We explored the idea taking LD1333 to the voters through a People’s Veto campaign, and although we ultimately decided we didn’t have the capacity to undertake a ballot campaign, we are committed to overturning the attack on health care in Maine through the legislature, by electing new representatives and senators that share our values.
In the long term, MPA remains committed to building support for a universal single-payer healthcare system for Maine. There were actually two single- payer bills considered in the legislature this year. One bill, LD57, would update an existing study about how much it would cost to run a single-payer system in our state. It was voted “ought not to pass” along party lines (Democrats in favor, Republicans against) in the Insurance and Financial services Committee. Another bill, LD 1397 “An Act to Establish a Single Payer Health Care System to be Effective in 2017,” sponsored by Rep. Charlie Priest and co-sponsored by 55 others, was also voted “ought not to pass” on mostly party lines (Senator Diamond, D-Cumberland, voted with Republicans). Earlier this year, Vermont elected a Governor who campaigned on creating a single- payer system as a way to reduce costs and create jobs. Governor Shumlin has fulfilled that promise by signing into law a bill that creates a state-level single payer system that will go into effect in 2017 and cover all Vermont people. We’re eager to follow Vermont’s progress and to learn lessons for the single-payer movement here in Maine.

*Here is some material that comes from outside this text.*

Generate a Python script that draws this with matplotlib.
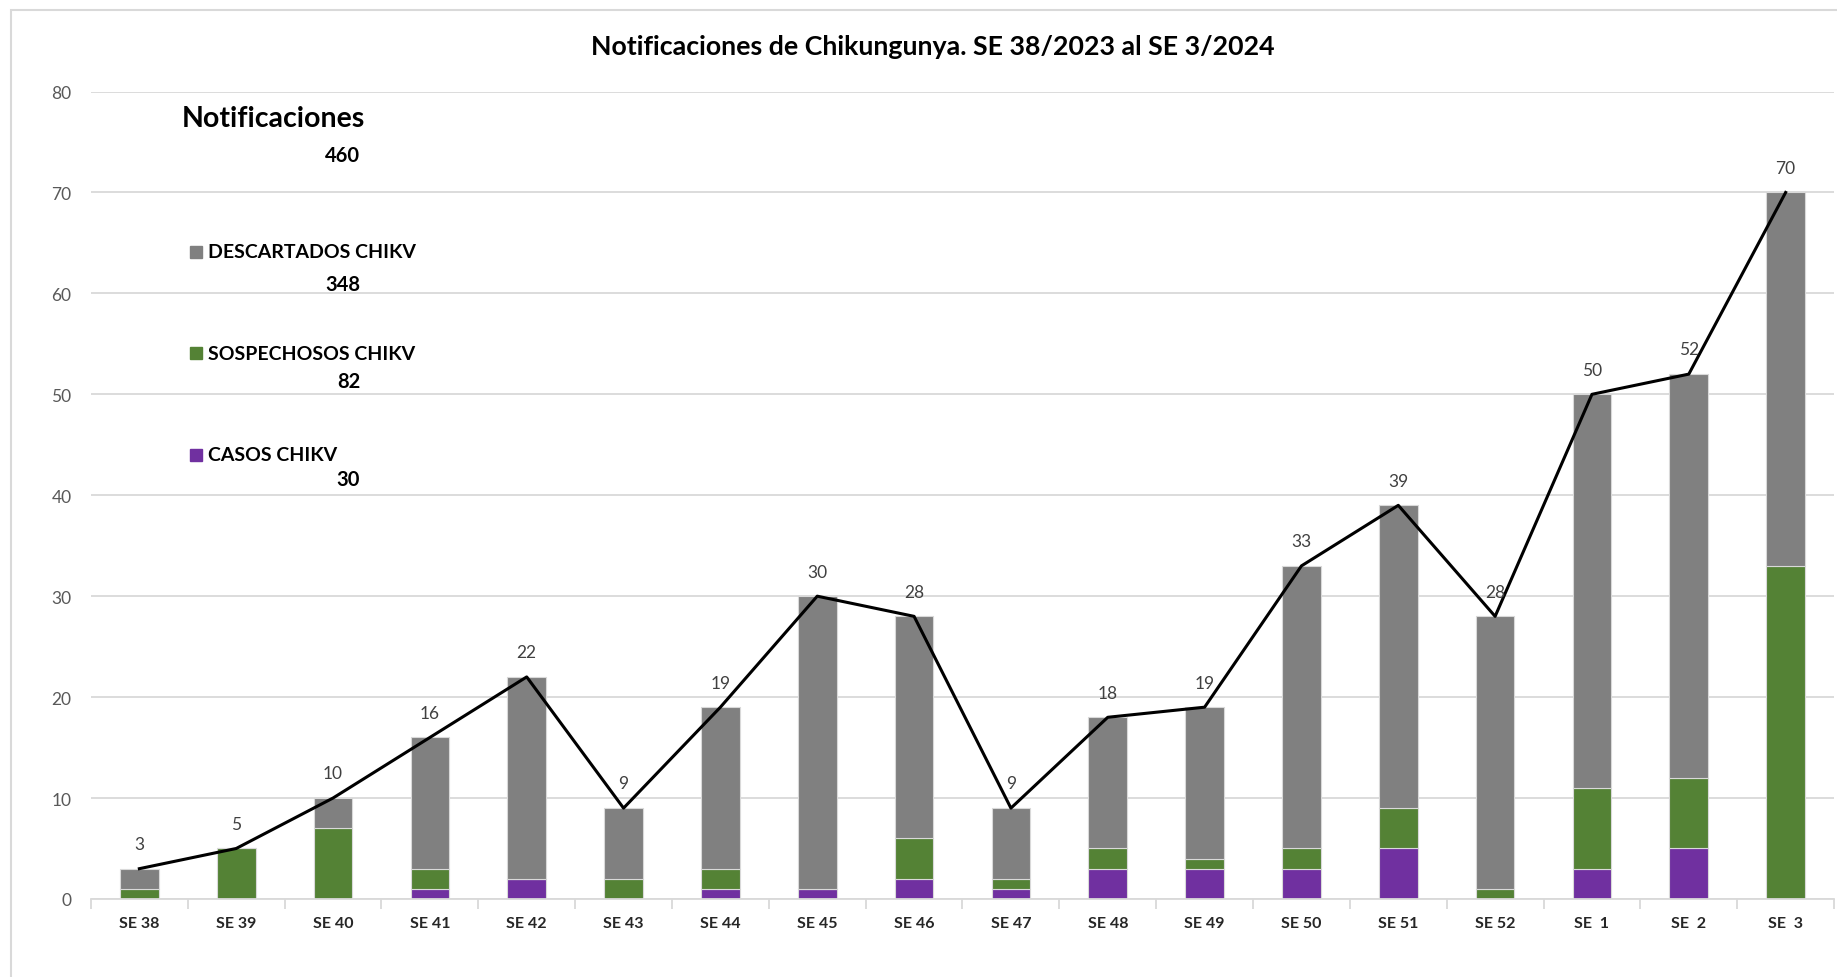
import numpy as np
import matplotlib
matplotlib.use("Agg")
import matplotlib.pyplot as plt
from matplotlib.patches import Rectangle

plt.rcParams['font.family'] = ['Lato', 'DejaVu Sans']

semanas = ['SE 38', 'SE 39', 'SE 40', 'SE 41', 'SE 42', 'SE 43', 'SE 44', 'SE 45', 'SE 46',
           'SE 47', 'SE 48', 'SE 49', 'SE 50', 'SE 51', 'SE 52', 'SE  1', 'SE  2', 'SE  3']
casos = [0, 0, 0, 1, 2, 0, 1, 1, 2, 1, 3, 3, 3, 5, 0, 3, 5, 0]
sospechosos = [1, 5, 7, 2, 0, 2, 2, 0, 4, 1, 2, 1, 2, 4, 1, 8, 7, 33]
descartados = [2, 0, 3, 13, 20, 7, 16, 29, 22, 7, 13, 15, 28, 30, 27, 39, 40, 37]
totales = [3, 5, 10, 16, 22, 9, 19, 30, 28, 9, 18, 19, 33, 39, 28, 50, 52, 70]

c_casos = '#7030A0'
c_sosp = '#548235'
c_desc = '#808080'

fig = plt.figure(figsize=(18.37, 9.78), dpi=100)
ax = fig.add_axes([0.0495, 0.0798, 0.9489, 0.8256])

x = np.arange(len(semanas))
casos = np.array(casos)
sospechosos = np.array(sospechosos)
descartados = np.array(descartados)
w = 0.4
ax.bar(x, casos, w, color=c_casos, edgecolor='#d9d9d9', linewidth=0.8, zorder=2)
ax.bar(x, sospechosos, w, bottom=casos, color=c_sosp, edgecolor='#d9d9d9', linewidth=0.8, zorder=2)
ax.bar(x, descartados, w, bottom=casos + sospechosos, color=c_desc, edgecolor='#d9d9d9', linewidth=0.8, zorder=2)

ax.plot(x, totales, color='black', linewidth=2.2, zorder=3)
for xi, t in zip(x, totales):
    ax.annotate(str(t), (xi, t), xytext=(0, 12), textcoords='offset points',
                ha='center', va='bottom', fontsize=12.5, color='#404040')

ax.set_xlim(-0.5, len(semanas) - 0.5)
ax.set_ylim(0, 80)
ax.set_yticks(range(0, 81, 10))
ax.yaxis.grid(True, color='#d9d9d9', linewidth=1.3, zorder=0)
ax.set_axisbelow(True)
for s in ['top', 'right', 'left']:
    ax.spines[s].set_visible(False)
ax.spines['bottom'].set_color('#d9d9d9')
ax.spines['bottom'].set_linewidth(1.3)
ax.tick_params(axis='y', length=0, labelsize=12.5, labelcolor='#595959', pad=14)
ax.set_xticks(x)
ax.set_xticklabels(semanas, fontsize=11.5, fontweight='bold', color='#262626')
ax.tick_params(axis='x', length=0, pad=12)
ax.set_xticks(np.arange(-0.5, len(semanas), 1), minor=True)
ax.tick_params(axis='x', which='minor', length=7, color='#d9d9d9', width=1.3)

fig.text(0.508, 0.952, 'Notificaciones de Chikungunya. SE 38/2023 al SE 3/2024',
         ha='center', va='center', fontsize=19.3, fontweight='bold', color='black')

# leyenda con totales
fig.text(182 / 1837, 1 - 119 / 978, 'Notificaciones', ha='left', va='center',
         fontsize=20.5, fontweight='bold')
entradas = [('DESCARTADOS CHIKV', descartados.sum(), c_desc, 253, 285),
            ('SOSPECHOSOS CHIKV', sospechosos.sum(), c_sosp, 354, 382),
            ('CASOS CHIKV', casos.sum(), c_casos, 456, 480)]
fig.text(360 / 1837, 1 - 156 / 978, str(sum(totales)), ha='right', va='center',
         fontsize=14.5, fontweight='bold')
for nombre, total, col, yl, yn in entradas:
    fig.patches.append(Rectangle((190 / 1837, 1 - (yl + 6) / 978), 12 / 1837, 12 / 978,
                                 transform=fig.transFigure, color=col))
    fig.text(208 / 1837, 1 - yl / 978, nombre, ha='left', va='center',
             fontsize=14, fontweight='bold')
    fig.text(360 / 1837, 1 - yn / 978, str(total), ha='right', va='center',
             fontsize=14.5, fontweight='bold')

fig.patches.append(Rectangle((11 / 1837, -0.01), 1.02, 1 - 11 / 978 + 0.01,
                             transform=fig.transFigure, fill=False,
                             edgecolor='#d9d9d9', linewidth=1.5))

fig.savefig('out.png', dpi=100)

Finally, there is much work for our legislature to do in order to comply with the Affordable Care Act, the national reform law. By 2014, each state has to set up an “exchange” to serve as a health insurance marketplace that should lower costs and improve quality. Last summer a bi-partisan group of legislators met several times to learn about the exchange and they prepared a report detailing ideas for what Maine’s exchange should look like. This legislative session, two bills to establish a state exchange (one sponsored by Rep. Treat, D- Hallowell, and one by Rep. McKane, R-New Castle) were introduced, based on last summer’s report. The legislature passed neither of these bills and instead created a commission to further study an exchange and make recommendations to the legislature by September.
The bad news is that the members of this new commission are appointed by our Governor, and are not likely to share our vision for Maine’s exchange. There are three possible outcomes from this commission: the worst case scenario is that we end up with an exchange that does nothing to improve quality and lower costs, but instead serves as another handout to insurance companies. A less terrible scenario is that Maine decides not to set up an exchange at all, in which case the federal government will set one up for us. The other, best case scenario is that the commission and legislature agree that the findings of last summer’s joint select committee are accurate, and set up an exchange under those guidelines to improve quality, reduce costs, and make purchasing insurance easier. We’ll be sure to keep members informed about the outcomes of this process and opportunities for making your voice heard!